Question

Let's assume a users table like:

 age  | popularity
------------------
  16  |     2
  23  |     5
  17  |     2
  16  |     3
 ...  |    ...
 ...  |    ...

I want to select rows with smaller age and bigger popularity. But not to choose the one over the other.

With:

SELECT *
FROM `users`
ORDER BY `age` ASC, `popularity` DESC

We will have the younger users on top and the users with the same age would be ordered by popularity among themselves.

And with:

SELECT *
FROM `users`
ORDER BY `popularity` DESC, `age` ASC

We will have the most popular users on top and the users with the same popularity ordered by age among themselves.

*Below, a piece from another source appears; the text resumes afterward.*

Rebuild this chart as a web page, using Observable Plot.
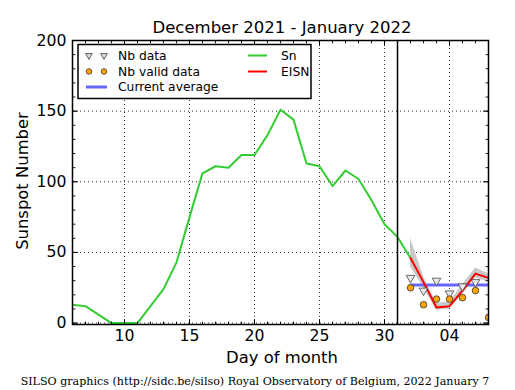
<!DOCTYPE html>
<html>
<head>
<meta charset="utf-8">
<script src="https://cdn.jsdelivr.net/npm/d3@7"></script>
<script src="https://cdn.jsdelivr.net/npm/@observablehq/plot@0.6"></script>
<style>
  body { margin: 0; background: #fff; }
  #chart { position: relative; width: 515px; height: 390px; }
  svg { font-family: "DejaVu Sans", sans-serif; }
</style>
</head>
<body>
<div id="chart"></div>
<script>
// ---- data (day index: Dec 6 = 6 ... Dec 31 = 31, Jan 1 = 32 ... Jan 7 = 38)
const snDays = [6,7,8,9,10,11,12,13,14,15,16,17,18,19,20,21,22,23,24,25,26,27,28,29,30,31,32];
const snValues = [13,12,6,0,0,0,12,24,43,75,106,111,110,119,119,133,151,144,113,111,97,108,102,87,70,61,46];

const eisnDays = [32,33,34,35,36,37,38];
const eisnValues = [46,29,11,12,23,35,32];
const eisnLow = [40,25,9,10,20,32,29];
const eisnHigh = [60,33,14,15,27,39,35];

const nbDataDays = [32,33,34,35,36,37];
const nbDataValues = [32,23,30,21,26,29];

const nbValidDays = [32,33,34,35,36,37,38];
const nbValidValues = [25,13,17,17,18,23,4];

const avgDays = [32,38];
const avgValues = [27,27];

const monthBoundary = [31];

const xMajorTicks = [10,15,20,25,30,35];
const xTickLabels = ["10","15","20","25","30","04"];
const yMajorTicks = [0,50,100,150,200];
const xMinorTicks = d3.range(6, 39);
const yMinorTicks = d3.range(0, 201, 10);

const title = "December 2021 - January 2022";
const xLabel = "Day of month";
const yLabel = "Sunspot Number";
const caption = "SILSO graphics (http://sidc.be/silso) Royal Observatory of Belgium, 2022 January 7";

// tables built from arrays
const sn = snDays.map((d, i) => ({day: d, v: snValues[i]}));
const eisn = eisnDays.map((d, i) => ({day: d, v: eisnValues[i], lo: eisnLow[i], hi: eisnHigh[i]}));
const nbData = nbDataDays.map((d, i) => ({day: d, v: nbDataValues[i]}));
const nbValid = nbValidDays.map((d, i) => ({day: d, v: nbValidValues[i]}));
const avg = avgDays.map((d, i) => ({day: d, v: avgValues[i]}));

const labelFmt = d => xTickLabels[xMajorTicks.indexOf(d)];

// straight tick shape for inward tick marks
const tickShape = {draw(context, l) { context.moveTo(0, 0); context.lineTo(0, -l); }};
const inTicksX = (values, side, len, w) => Plot.vector(values, {
  x: d => d, frameAnchor: side, length: len, rotate: side === "bottom" ? 0 : 180,
  anchor: "start", shape: tickShape, stroke: "#000", strokeWidth: w
});
const inTicksY = (values, side, len, w) => Plot.vector(values, {
  y: d => d, frameAnchor: side, length: len, rotate: side === "left" ? 90 : 270,
  anchor: "start", shape: tickShape, stroke: "#000", strokeWidth: w
});

const plot = Plot.plot({
  width: 515,
  height: 390,
  marginLeft: 72,
  marginRight: 27,
  marginTop: 40,
  marginBottom: 66,
  style: {fontFamily: "DejaVu Sans, sans-serif", background: "white"},
  x: {domain: [6, 38]},
  y: {domain: [-1, 200]},
  marks: [
    Plot.gridX(xMajorTicks, {stroke: "#000", strokeOpacity: 1, strokeWidth: 0.8, strokeDasharray: "1,3"}),
    Plot.gridY([0, 50, 100, 150], {stroke: "#000", strokeOpacity: 1, strokeWidth: 0.8, strokeDasharray: "1,3"}),
    Plot.areaY(eisn, {x: "day", y1: "lo", y2: "hi", fill: "#c8c8c8", clip: true}),
    Plot.line(sn, {x: "day", y: "v", stroke: "#33cc33", strokeWidth: 2, clip: true}),
    Plot.line(avg, {x: "day", y: "v", stroke: "#6666ff", strokeWidth: 3, clip: true}),
    Plot.line(eisn, {x: "day", y: "v", stroke: "#ff0000", strokeWidth: 2, clip: true}),
    Plot.dot(nbData, {x: "day", y: "v", symbol: "triangle", rotate: 180, r: 3.2, fill: "#e8e8e8", stroke: "#444", strokeWidth: 0.8, clip: true}),
    Plot.dot(nbValid, {x: "day", y: "v", r: 3.3, fill: "#ffa500", stroke: "#333", strokeWidth: 0.8, clip: true}),
    Plot.ruleX(monthBoundary, {stroke: "#000", strokeWidth: 1.5}),
    // inward tick marks on all four sides
    inTicksX(xMinorTicks, "bottom", 2.5, 0.9),
    inTicksX(xMinorTicks, "top", 2.5, 0.9),
    inTicksY(yMinorTicks, "left", 2.5, 0.9),
    inTicksY(yMinorTicks, "right", 2.5, 0.9),
    inTicksX(xMajorTicks, "bottom", 5, 1),
    inTicksX(xMajorTicks, "top", 5, 1),
    inTicksY(yMajorTicks, "left", 5, 1),
    inTicksY(yMajorTicks, "right", 5, 1),
    // tick labels
    Plot.axisX(xMajorTicks, {anchor: "bottom", tickSize: 0, tickPadding: 5, tickFormat: labelFmt, fontSize: 15.7, fill: "#000", label: null}),
    Plot.axisY(yMajorTicks, {anchor: "left", tickSize: 0, tickPadding: 6, tickFormat: d => String(d), fontSize: 15.7, fill: "#000", label: null}),
    Plot.frame({stroke: "#000", strokeWidth: 1.5})
  ]
});

document.getElementById("chart").appendChild(plot);

const svg = d3.select(plot);
// title and axis labels
svg.append("text").attr("x", 282).attr("y", 33).attr("text-anchor", "middle")
  .attr("font-size", 16.5).attr("fill", "#000").text(title);
svg.append("text").attr("x", 282).attr("y", 363).attr("text-anchor", "middle")
  .attr("font-size", 16.4).attr("fill", "#000").text(xLabel);
svg.append("text").attr("transform", "translate(28,181) rotate(-90)").attr("text-anchor", "middle")
  .attr("font-size", 16.4).attr("fill", "#000").text(yLabel);
svg.append("text").attr("x", 255).attr("y", 385).attr("text-anchor", "middle")
  .attr("font-family", "DejaVu Serif, serif").attr("font-size", 11.1).attr("fill", "#000").text(caption);

// legend
const lg = svg.append("g").attr("font-size", 12.3).attr("fill", "#000").attr("text-anchor", "start");
lg.append("rect").attr("x", 78).attr("y", 44.5).attr("width", 233).attr("height", 54)
  .attr("fill", "white").attr("stroke", "#000").attr("stroke-width", 1.5);
const tri = d3.symbol(d3.symbolTriangle, 20)();
[89, 104].forEach(x => {
  lg.append("path").attr("d", tri).attr("transform", `translate(${x},55.5) rotate(180)`)
    .attr("fill", "#d8d8d8").attr("stroke", "#444").attr("stroke-width", 0.8);
  lg.append("circle").attr("cx", x).attr("cy", 71.5).attr("r", 2.8)
    .attr("fill", "#ffa500").attr("stroke", "#333").attr("stroke-width", 0.8);
});
lg.append("line").attr("x1", 86).attr("x2", 107).attr("y1", 87).attr("y2", 87)
  .attr("stroke", "#6666ff").attr("stroke-width", 3);
lg.append("line").attr("x1", 248).attr("x2", 267).attr("y1", 55.5).attr("y2", 55.5)
  .attr("stroke", "#33cc33").attr("stroke-width", 2);
lg.append("line").attr("x1", 248).attr("x2", 267).attr("y1", 71.5).attr("y2", 71.5)
  .attr("stroke", "#ff0000").attr("stroke-width", 2);
const lt = (x, y, t) => lg.append("text").attr("x", x).attr("y", y).attr("dy", "0.36em").text(t);
lt(118, 55.5, "Nb data");
lt(118, 71.5, "Nb valid data");
lt(118, 87, "Current average");
lt(281, 55.5, "Sn");
lt(281, 71.5, "EISN");
</script>
</body>
</html>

But I do not want to choose the one sorting over the other. I want to mix them up.

How do I achieve sorting with 60% based on popularity and 40% based on age?

Is there a general-purpose solution for such sorting? Is a custom function the only option?

UPDATE: Sample desired results

 age  | popularity
------------------
  16  |     8
  15  |     2
  23  |     5
  29  |    10
  16  |     3
  16  |     2
  17  |     2

So if a user is very young she should be higher even with smaller popularity. If a user is quite popular she should be higher even if she is older.

The most young and most popular should be always on top. The most old and the least popular should be always on the bottom.

I am looking for a general-purpose solution, not just for numbers, but for dates, strings and so on.

Was it helpful?

Solution

select *, priority*0.6+age*0.4 as sortkey from ... order by sortkey.